◆ **WHAT THE TASK ASKS**: Print the material below exactly as it stands, please, from its first line to the line holding "plt.rcParams['hatch.linewidth'] = 1.0", with no pictures.

Records with drawing code
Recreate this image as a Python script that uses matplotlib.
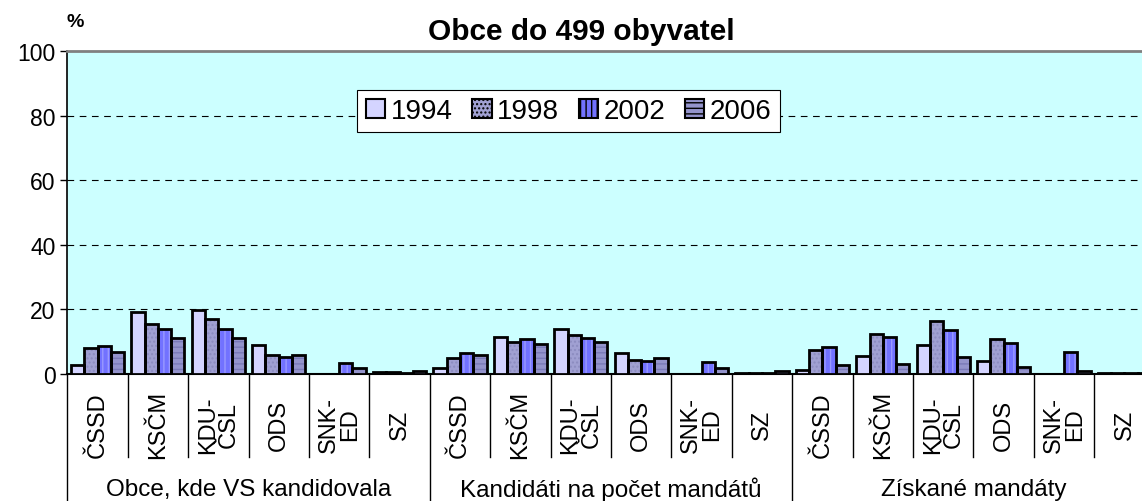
import matplotlib.pyplot as plt
import numpy as np
from matplotlib.patches import Patch

plt.rcParams['font.family'] = ['Liberation Sans', 'DejaVu Sans']
plt.rcParams['hatch.linewidth'] = 1.0

# data
parties = ["ČSSD", "KSČM", "KDU-\nČSL", "ODS", "SNK-\nED", "SZ"]
groups = ["Obce, kde VS kandidovala", "Kandidáti na počet mandátů", "Získané mandáty"]
years = ["1994", "1998", "2002", "2006"]

obce = {
    "1994": [2.9, 19.3, 19.7, 9.0, 0.0, 0.7],
    "1998": [8.0, 15.5, 16.9, 6.0, 0.0, 0.5],
    "2002": [8.6, 13.9, 13.8, 5.3, 3.3, 0.3],
    "2006": [6.9, 11.0, 11.3, 5.9, 1.8, 0.9],
}
kandidati = {
    "1994": [1.9, 11.4, 14.0, 6.6, 0.0, 0.3],
    "1998": [5.1, 9.9, 12.0, 4.2, 0.0, 0.3],
    "2002": [6.6, 10.8, 11.1, 4.1, 3.6, 0.3],
    "2006": [6.0, 9.3, 10.0, 5.1, 1.8, 0.8],
}
mandaty = {
    "1994": [1.1, 5.7, 8.9, 4.0, 0.0, 0.2],
    "1998": [7.5, 12.3, 16.4, 10.9, 0.0, 0.2],
    "2002": [8.3, 11.5, 13.6, 9.7, 6.9, 0.2],
    "2006": [2.9, 3.2, 5.2, 2.2, 1.0, 0.2],
}
tables = [obce, kandidati, mandaty]

facecolors = ["#d4d4ff", "#a0a0d2", "#7272ff", "#9494cc"]
hatchcolors = ["#c0c0f0", "#8c8cc0", "#9a9aff", "#7a7ab8"]
hatches = ["", "....", "|||", "---"]

fig = plt.figure(figsize=(11.42, 5.02), dpi=100)
ax = fig.add_axes([67.3 / 1142, 127 / 502, 1087.4 / 1142, 323 / 502])
ax.set_facecolor("#ccffff")

n_cat = len(parties) * len(groups)
x = np.arange(n_cat)
w = 0.22
for i, yr in enumerate(years):
    vals = np.concatenate([t[yr] for t in tables])
    pos = x + (i - 1.5) * w
    ax.bar(pos, vals, w, color=facecolors[i], hatch=hatches[i],
           edgecolor=hatchcolors[i], linewidth=0, zorder=3)
    ax.bar(pos, vals, w, fill=False, edgecolor="black", linewidth=2, zorder=4)

ax.set_xlim(-0.5, n_cat - 0.5)
ax.set_ylim(0, 100)
ax.set_yticks([0, 20, 40, 60, 80, 100])
ax.tick_params(axis="y", labelsize=16.5, length=5, direction="out", width=1)
ax.set_xticks([])
for yv in [20, 40, 60, 80]:
    ax.axhline(yv, color="black", lw=0.8, ls=(0, (6, 5)), zorder=1)

ax.spines["top"].set_color("#808080")
ax.spines["top"].set_linewidth(2)
ax.spines["right"].set_visible(False)
ax.spines["left"].set_linewidth(1.2)
ax.spines["bottom"].set_linewidth(1.5)

# category axis below the plot
tr = ax.get_xaxis_transform()
for k in range(n_cat + 1):
    xb = k - 0.5
    y_end = -0.393 if k % len(parties) == 0 else -0.257
    ax.plot([xb, xb], [0, y_end], transform=tr, color="black", lw=1,
            clip_on=False, zorder=5)
for k in range(n_cat):
    ax.text(k, -0.155, parties[k % len(parties)], transform=tr, rotation=90,
            ha="center", va="center", multialignment="center",
            fontsize=17, linespacing=0.95)
for g, name in enumerate(groups):
    ax.text(g * len(parties) + 2.5, -0.356, name, transform=tr,
            ha="center", va="center", fontsize=17.5)

fig.text(0.509, 0.936, "Obce do 499 obyvatel", ha="center", va="center",
         fontsize=21.5, fontweight="bold")
fig.text(0.0657, 0.956, "%", ha="center", va="center", fontsize=14,
         fontweight="bold")

handles = [Patch(facecolor=facecolors[i], hatch=hatches[i], edgecolor="black",
                 linewidth=1.5) for i in range(4)]
leg = ax.legend(handles, years, loc="center", bbox_to_anchor=(0.461, 0.814),
                ncol=4, fontsize=20, frameon=True, fancybox=False,
                edgecolor="black", framealpha=1, handlelength=0.7,
                handleheight=0.7, handletextpad=0.2, columnspacing=0.7,
                borderpad=0.3, borderaxespad=0)
leg.get_frame().set_linewidth(0.8)
leg.set_zorder(6)

fig.savefig("out.png", dpi=100)
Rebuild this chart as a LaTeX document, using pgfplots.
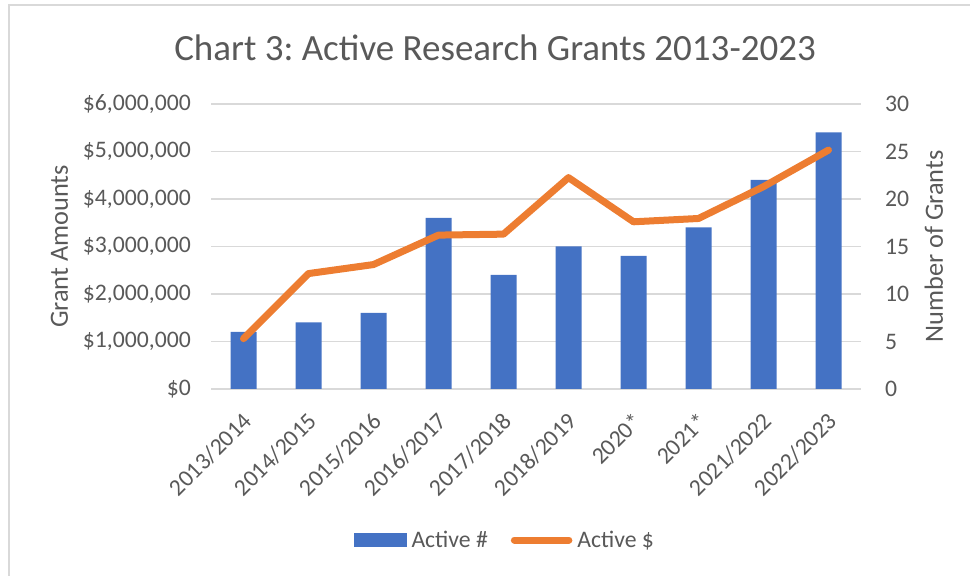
\documentclass[border=0pt]{standalone}
\usepackage{fontspec}
\setmainfont{Carlito}
\usepackage{pgfplots}
\pgfplotsset{compat=1.18}
\definecolor{barblue}{HTML}{4472C4}
\definecolor{lineor}{HTML}{ED7D31}
\definecolor{txtgray}{HTML}{595959}
\definecolor{gridgray}{HTML}{D9D9D9}
\frenchspacing
\begin{document}
\begin{tikzpicture}
\useasboundingbox (0,0) rectangle (970pt,576pt);
\draw[gridgray, line width=2pt] (8.5pt,0pt) -- (8.5pt,571pt) -- (970pt,571pt);
\node[anchor=base, text=txtgray, font=\fontsize{37}{44}\selectfont, inner sep=0pt] at (495pt,515pt) {Chart 3: Active Research Grants 2013-2023};
\pgfplotsset{
  common/.style={
    at={(211pt,187pt)}, anchor=south west,
    scale only axis, width=650pt, height=285pt,
    xmin=-0.5, xmax=9.5, ymin=0,
    axis line style={draw=none},
    tick style={draw=none},
    scaled y ticks=false,
    ticklabel style={text=txtgray, font=\fontsize{23.7}{28}\selectfont, inner sep=0pt},
  }
}
\begin{axis}[common,
  ymax=30,
  ytick={0,5,10,15,20,25,30},
  yticklabels={0,5,10,15,20,25,30},
  yticklabel pos=right,
  yticklabel style={xshift=24pt},
  ymajorgrids,
  major grid style={gridgray, line width=1.5pt},
  xtick={0,1,2,3,4,5,6,7,8,9},
  xticklabels={2013/2014,2014/2015,2015/2016,2016/2017,2017/2018,2018/2019,2020*,2021*,2021/2022,2022/2023},
  xticklabel style={anchor=north east, xshift=-2pt, yshift=-22pt, rotate=45},
  every axis y label/.style={at={(axis description cs:1.126,0.5)}, rotate=90, anchor=base, text=txtgray, font=\fontsize{26.3}{31}\selectfont},
  ylabel={Number of Grants},
]
\addplot[ybar, bar width=26pt, fill=barblue, draw=none] coordinates {
(0,6) (1,7) (2,8) (3,18) (4,12) (5,15) (6,14) (7,17) (8,22) (9,27)};
\end{axis}
\begin{axis}[common,
  ymax=6000000,
  ytick={0,1000000,2000000,3000000,4000000,5000000,6000000},
  yticklabels={\$0,\$1{,}000{,}000,\$2{,}000{,}000,\$3{,}000{,}000,\$4{,}000{,}000,\$5{,}000{,}000,\$6{,}000{,}000},
  yticklabel style={xshift=-20pt},
  xtick=\empty,
  every axis y label/.style={at={(axis description cs:-0.22,0.5)}, rotate=90, anchor=base, text=txtgray, font=\fontsize{26.3}{31}\selectfont},
  ylabel={Grant Amounts},
  legend columns=2,
  legend style={at={(axis description cs:0.4508,-0.53)}, anchor=center, draw=none, fill=none,
    font=\fontsize{23.7}{28}\selectfont, text=txtgray,
    nodes={inner sep=0pt},
    /tikz/every odd column/.append style={column sep=5pt},
    /tikz/every even column/.append style={column sep=23pt}},
]
\addlegendimage{legend image code/.code={\fill[barblue] (0pt,-6.5pt) rectangle (52pt,6.5pt);}}
\addlegendentry{Active \#}
\addplot[lineor, line width=7pt, line cap=round, line join=round,
  legend image code/.code={\path (0pt,0pt) -- (52pt,0pt); \draw[lineor, line width=7pt, line cap=round] (3.5pt,0pt) -- (54.5pt,0pt);}]
 coordinates {
(0,1060000) (1,2430000) (2,2620000) (3,3240000) (4,3260000) (5,4450000) (6,3520000) (7,3590000) (8,4260000) (9,5030000)};
\addlegendentry{Active \$}
\end{axis}
\end{tikzpicture}
\end{document}
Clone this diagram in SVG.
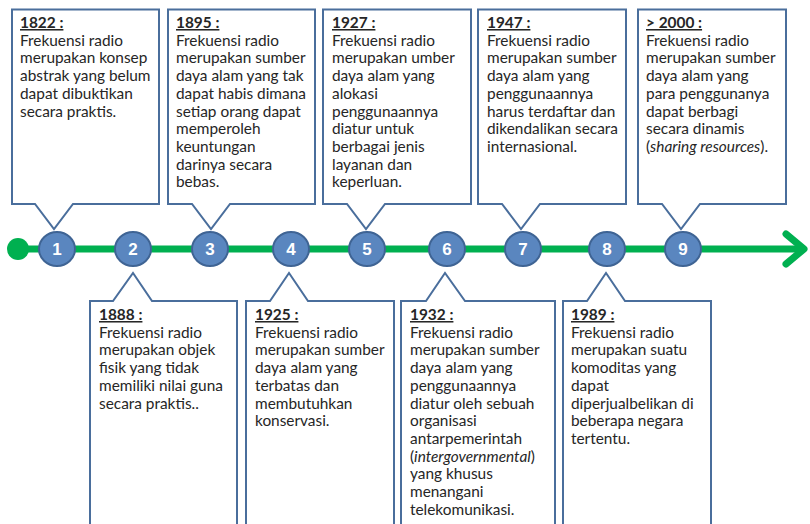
<svg xmlns="http://www.w3.org/2000/svg" width="810" height="524" viewBox="0 0 810 524">
<style>
.box{fill:#fff;stroke:#4a6e9c;stroke-width:2}
.t{font-family:Lato,"Liberation Sans",sans-serif;font-size:15.4px;fill:#262626}
.h{font-weight:bold;text-decoration:underline}
.c{fill:#5a86bf;stroke:#3f6494;stroke-width:2}
.n{font-family:"Liberation Sans",Arial,sans-serif;font-size:17px;font-weight:bold;fill:#fff;text-anchor:middle}
</style>
<rect width="810" height="524" fill="#fff"/>
<g id="connectors">
<line x1="18" y1="249" x2="804" y2="249" stroke="#00b050" stroke-width="7"/>
<polyline points="786,234 804,249 786,264" fill="none" stroke="#00b050" stroke-width="7" stroke-linecap="round" stroke-linejoin="round"/>
<circle cx="18" cy="249" r="11" fill="#00b050"/>
</g>
<g id="box1822">
<path class="box" d="M12,9.5H159V204H73L54,229L35,204H12Z"/>
<text class="t" x="20" y="28"><tspan class="h">1822 :</tspan><tspan x="20" dy="17.7">Frekuensi radio</tspan><tspan x="20" dy="17.7">merupakan konsep</tspan><tspan x="20" dy="17.7">abstrak yang belum</tspan><tspan x="20" dy="17.7">dapat dibuktikan</tspan><tspan x="20" dy="17.7">secara praktis.</tspan></text>
</g>
<g id="box1895">
<path class="box" d="M168,9.5H315V204H230L211,229L192,204H168Z"/>
<text class="t" x="176" y="28"><tspan class="h">1895 :</tspan><tspan x="176" dy="17.7">Frekuensi radio</tspan><tspan x="176" dy="17.7">merupakan sumber</tspan><tspan x="176" dy="17.7">daya alam yang tak</tspan><tspan x="176" dy="17.7">dapat habis dimana</tspan><tspan x="176" dy="17.7">setiap orang dapat</tspan><tspan x="176" dy="17.7">memperoleh</tspan><tspan x="176" dy="17.7">keuntungan</tspan><tspan x="176" dy="17.7">darinya secara</tspan><tspan x="176" dy="17.7">bebas.</tspan></text>
</g>
<g id="box1927">
<path class="box" d="M323,9.5H471V204H385L366,229L347,204H323Z"/>
<text class="t" x="332" y="28"><tspan class="h">1927 :</tspan><tspan x="332" dy="17.7">Frekuensi radio</tspan><tspan x="332" dy="17.7">merupakan umber</tspan><tspan x="332" dy="17.7">daya alam yang</tspan><tspan x="332" dy="17.7">alokasi</tspan><tspan x="332" dy="17.7">penggunaannya</tspan><tspan x="332" dy="17.7">diatur untuk</tspan><tspan x="332" dy="17.7">berbagai jenis</tspan><tspan x="332" dy="17.7">layanan dan</tspan><tspan x="332" dy="17.7">keperluan.</tspan></text>
</g>
<g id="box1947">
<path class="box" d="M478,9.5H626V204H540L521,229L502,204H478Z"/>
<text class="t" x="487" y="28"><tspan class="h">1947 :</tspan><tspan x="487" dy="17.7">Frekuensi radio</tspan><tspan x="487" dy="17.7">merupakan sumber</tspan><tspan x="487" dy="17.7">daya alam yang</tspan><tspan x="487" dy="17.7">penggunaannya</tspan><tspan x="487" dy="17.7">harus terdaftar dan</tspan><tspan x="487" dy="17.7">dikendalikan secara</tspan><tspan x="487" dy="17.7">internasional.</tspan></text>
</g>
<g id="box2000">
<path class="box" d="M638,9.5H786V204H700L681,229L662,204H638Z"/>
<text class="t" x="646" y="28"><tspan class="h">&gt; 2000 :</tspan><tspan x="646" dy="17.7">Frekuensi radio</tspan><tspan x="646" dy="17.7">merupakan sumber</tspan><tspan x="646" dy="17.7">daya alam yang</tspan><tspan x="646" dy="17.7">para penggunanya</tspan><tspan x="646" dy="17.7">dapat berbagi</tspan><tspan x="646" dy="17.7">secara dinamis</tspan><tspan x="646" dy="17.7">(<tspan font-style="italic">sharing resources</tspan>).</tspan></text>
</g>
<g id="box1888">
<path class="box" d="M90,530V301H113L133,273L152,301H237V530"/>
<text class="t" x="99" y="320"><tspan class="h">1888 :</tspan><tspan x="99" dy="17.7">Frekuensi radio</tspan><tspan x="99" dy="17.7">merupakan objek</tspan><tspan x="99" dy="17.7">fisik yang tidak</tspan><tspan x="99" dy="17.7">memiliki nilai guna</tspan><tspan x="99" dy="17.7">secara praktis..</tspan></text>
</g>
<g id="box1925">
<path class="box" d="M246,530V301H270L289,273L308,301H394V530"/>
<text class="t" x="255" y="320"><tspan class="h">1925 :</tspan><tspan x="255" dy="17.7">Frekuensi radio</tspan><tspan x="255" dy="17.7">merupakan sumber</tspan><tspan x="255" dy="17.7">daya alam yang</tspan><tspan x="255" dy="17.7">terbatas dan</tspan><tspan x="255" dy="17.7">membutuhkan</tspan><tspan x="255" dy="17.7">konservasi.</tspan></text>
</g>
<g id="box1932">
<path class="box" d="M401,530V301H426L445,273L465,301H555V530"/>
<text class="t" x="410" y="320"><tspan class="h">1932 :</tspan><tspan x="410" dy="17.7">Frekuensi radio</tspan><tspan x="410" dy="17.7">merupakan sumber</tspan><tspan x="410" dy="17.7">daya alam yang</tspan><tspan x="410" dy="17.7">penggunaannya</tspan><tspan x="410" dy="17.7">diatur oleh sebuah</tspan><tspan x="410" dy="17.7">organisasi</tspan><tspan x="410" dy="17.7">antarpemerintah</tspan><tspan x="410" dy="17.7">(<tspan font-style="italic">intergovernmental</tspan>)</tspan><tspan x="410" dy="17.7">yang khusus</tspan><tspan x="410" dy="17.7">menangani</tspan><tspan x="410" dy="17.7">telekomunikasi.</tspan></text>
</g>
<g id="box1989">
<path class="box" d="M563,530V301H587L606,273L625,301H711V530"/>
<text class="t" x="571" y="320"><tspan class="h">1989 :</tspan><tspan x="571" dy="17.7">Frekuensi radio</tspan><tspan x="571" dy="17.7">merupakan suatu</tspan><tspan x="571" dy="17.7">komoditas yang</tspan><tspan x="571" dy="17.7">dapat</tspan><tspan x="571" dy="17.7">diperjualbelikan di</tspan><tspan x="571" dy="17.7">beberapa negara</tspan><tspan x="571" dy="17.7">tertentu.</tspan></text>
</g>
<g id="n1"><ellipse class="c" cx="57" cy="249" rx="18" ry="17"/><text class="n" x="57" y="255">1</text></g>
<g id="n2"><ellipse class="c" cx="133" cy="249" rx="18" ry="17"/><text class="n" x="133" y="255">2</text></g>
<g id="n3"><ellipse class="c" cx="210" cy="249" rx="18" ry="17"/><text class="n" x="210" y="255">3</text></g>
<g id="n4"><ellipse class="c" cx="291" cy="249" rx="18" ry="17"/><text class="n" x="291" y="255">4</text></g>
<g id="n5"><ellipse class="c" cx="367" cy="249" rx="18" ry="17"/><text class="n" x="367" y="255">5</text></g>
<g id="n6"><ellipse class="c" cx="447" cy="249" rx="18" ry="17"/><text class="n" x="447" y="255">6</text></g>
<g id="n7"><ellipse class="c" cx="523" cy="249" rx="18" ry="17"/><text class="n" x="523" y="255">7</text></g>
<g id="n8"><ellipse class="c" cx="607" cy="249" rx="18" ry="17"/><text class="n" x="607" y="255">8</text></g>
<g id="n9"><ellipse class="c" cx="683" cy="249" rx="18" ry="17"/><text class="n" x="683" y="255">9</text></g>
</svg>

◆ **WRITTEN REPLY**:
Recreate this image as a Python script that uses matplotlib.
import matplotlib.pyplot as plt
import numpy as np
from matplotlib.patches import Patch

plt.rcParams['font.family'] = ['Liberation Sans', 'DejaVu Sans']
plt.rcParams['hatch.linewidth'] = 1.0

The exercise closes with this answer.